Customization in an RPG is only valid in 2 scenarios: when it's a single player game (such that it doesn't matter that you can make 1 character stronger than the others since you're controlling all of them) or when all of the customization options are explicitly balanced against one another (which is effectively impossible without having an extremely limited number of options; you can only test so much).
In games that use skill trees, they do not offer real customization; they offer the illusion of choice (or, more appropriately, the choice between optimal performance and homogeneity or sub-optimal performance and uniqueness which, in a game where you're playing with others and are expected to be able to carry your own weight, the decision to be sub-optimal isn't viable). As someone pointed out earlier, the only value that skill trees (or any level of "in-depth" customization) add is in the amusement the theorycrafters derive in the first couple of weeks before they've hit upon the most effective build.
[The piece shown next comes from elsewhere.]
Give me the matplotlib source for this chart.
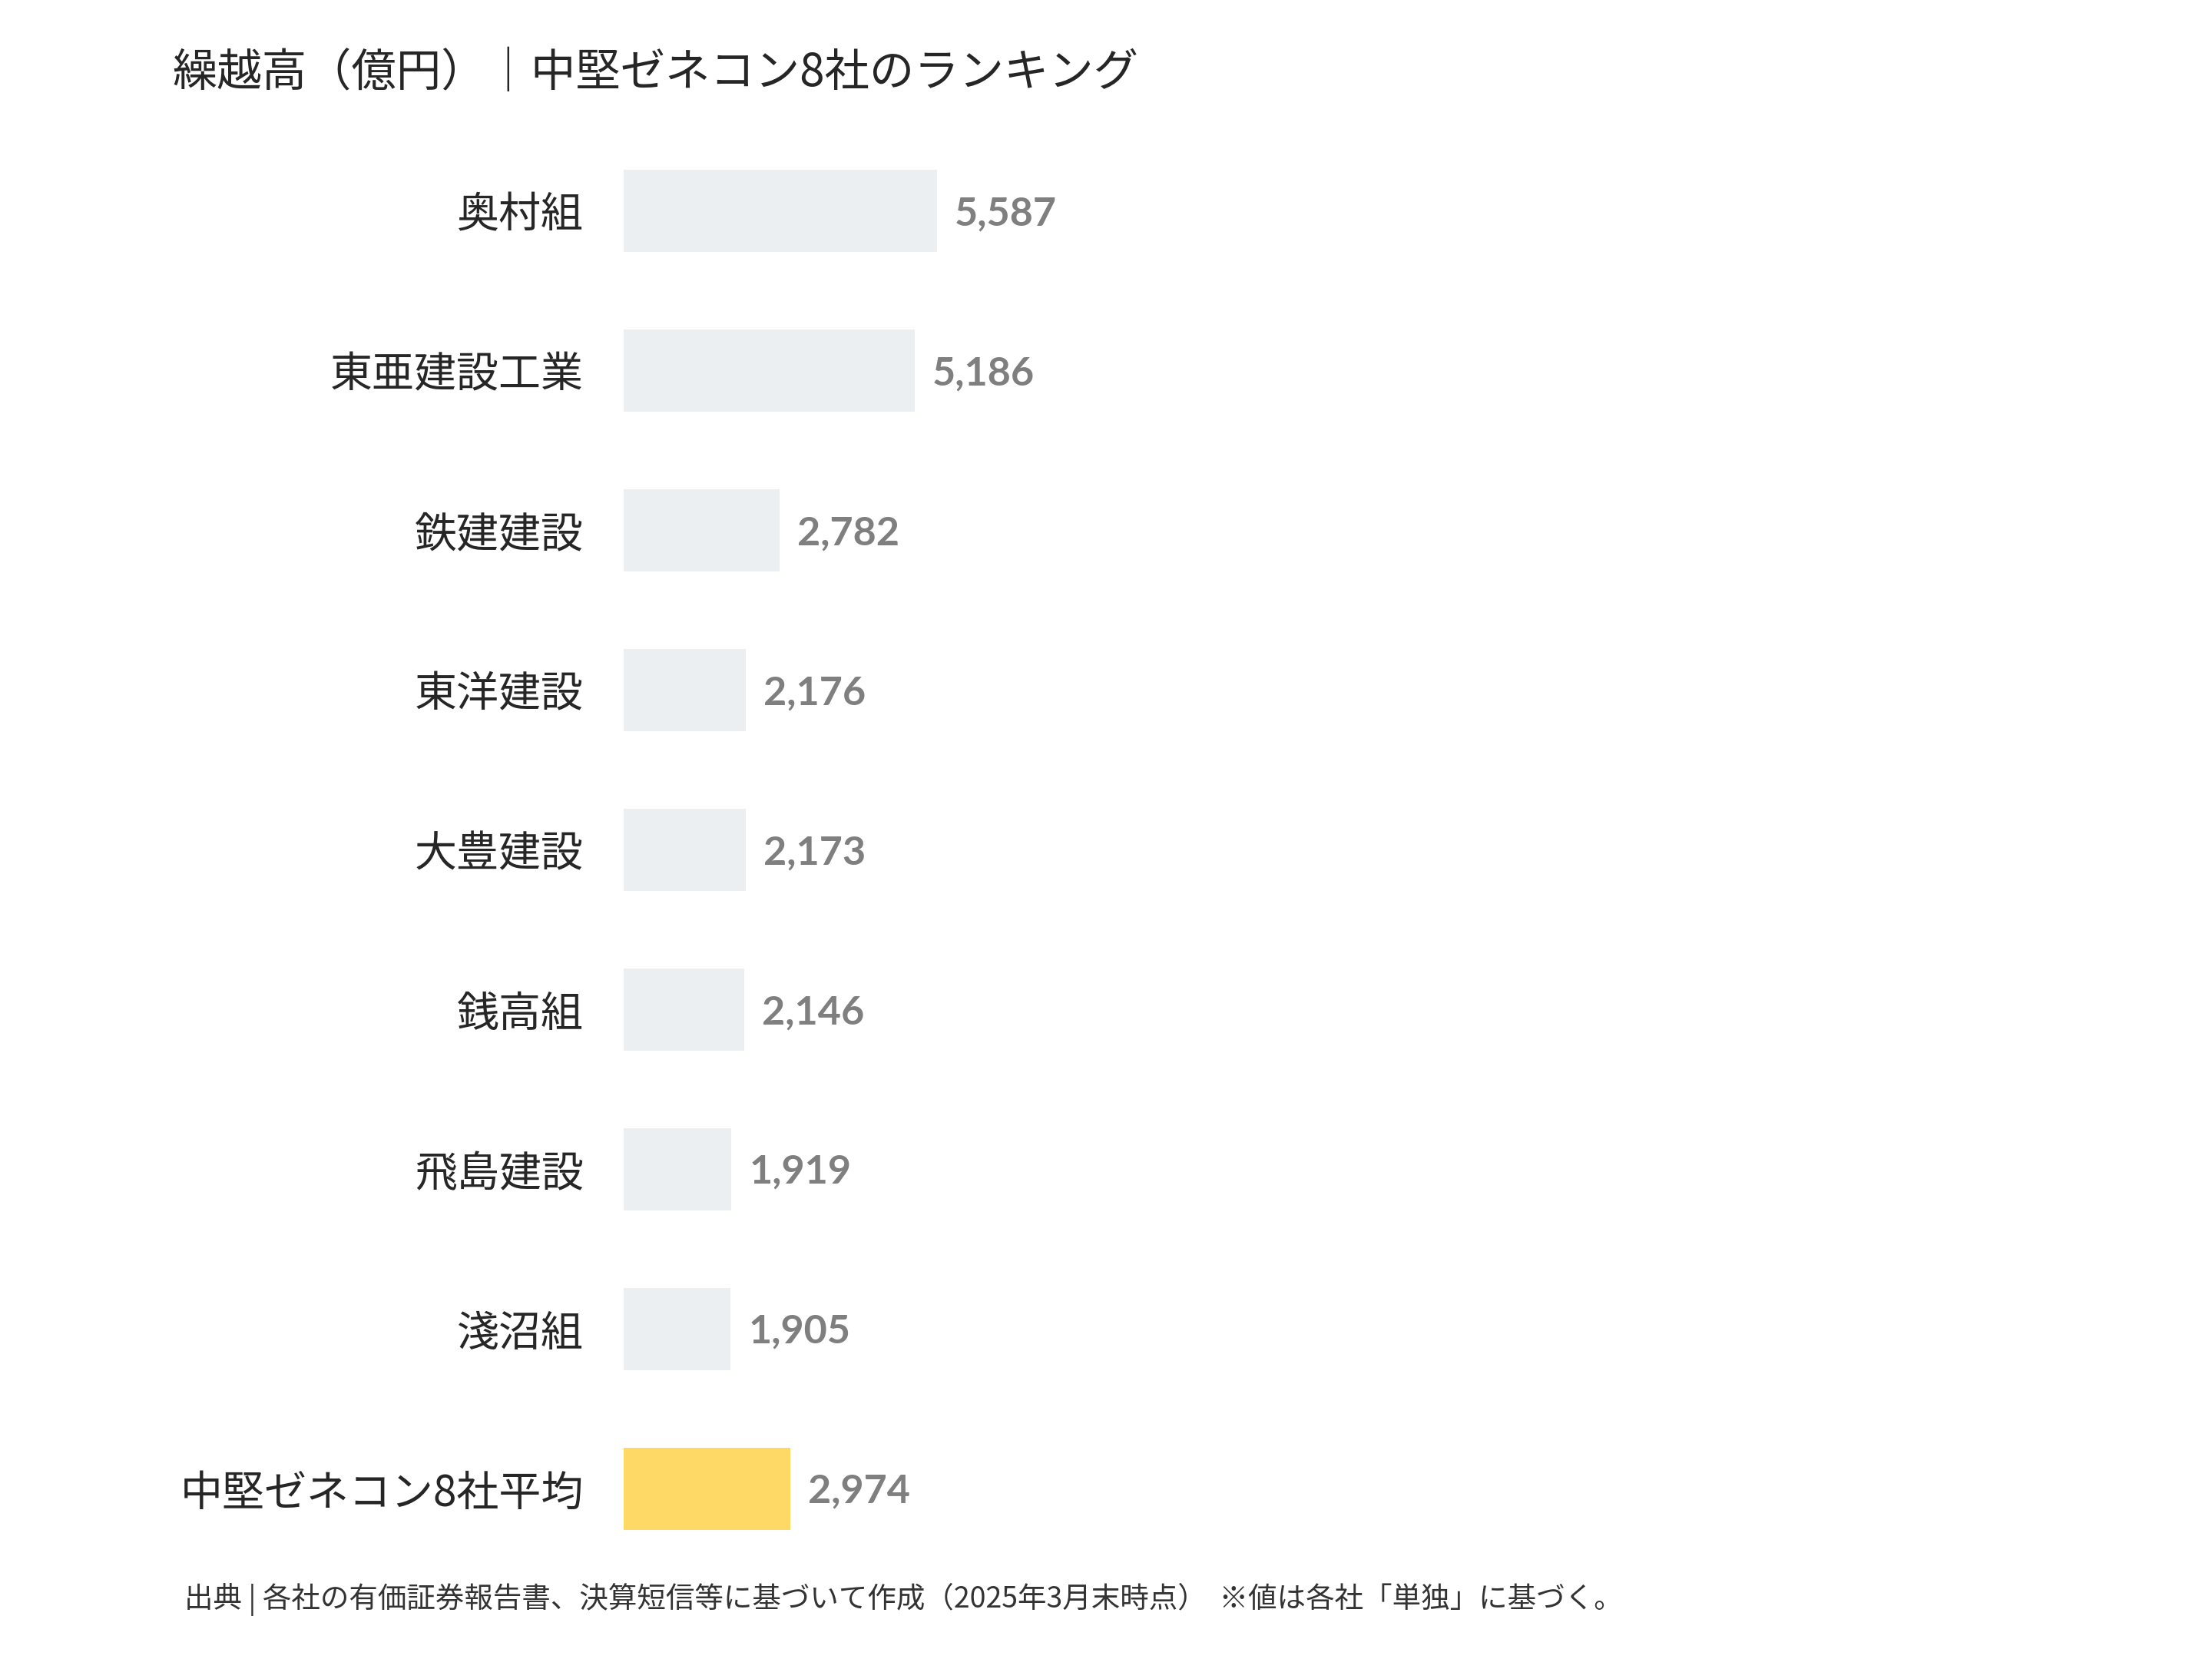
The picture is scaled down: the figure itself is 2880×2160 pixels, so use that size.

Skill trees do not provide "depth". They offer a small period of time where experimentation occurs before the optimal decisions are explicitly laid out. From that point on, unless you're an independent theorycrafter, if you don't read the guides, you're basically shooting yourself in the foot. I've run with people that refuse to read guides and don't do anything to figure out how to optimize their choices; they end up being pariahs because they can't compete or function in a group (and, in some cases, they end up incapable of actually finishing the game because the devs are forced to build around the optimal builds because, without doing so, the optimal builds just steamroll through everything).
ARR made a pretty daring choice that I actually think was the right one: they recognized that skill trees are an inefficient expenditure of developer resources (creating a crapton of options and then making sure they're balanced against one another) so they got rid of them. They basically gave everyone the same "optimal spec" that they would have been using anyways, which freed them up to focus on other more important things (like content, of which there is a crapton compared to other MMOs of similar lifespan, especially horizontal content).
You can say you want customization all you want, but it basically translates into one of two "real" statements: you want to *feel* like there's customization even when there isn't or you want to be different than everyone else and you're willing to make yourself less effective to do so. Neither of those is something the devs should really encourage.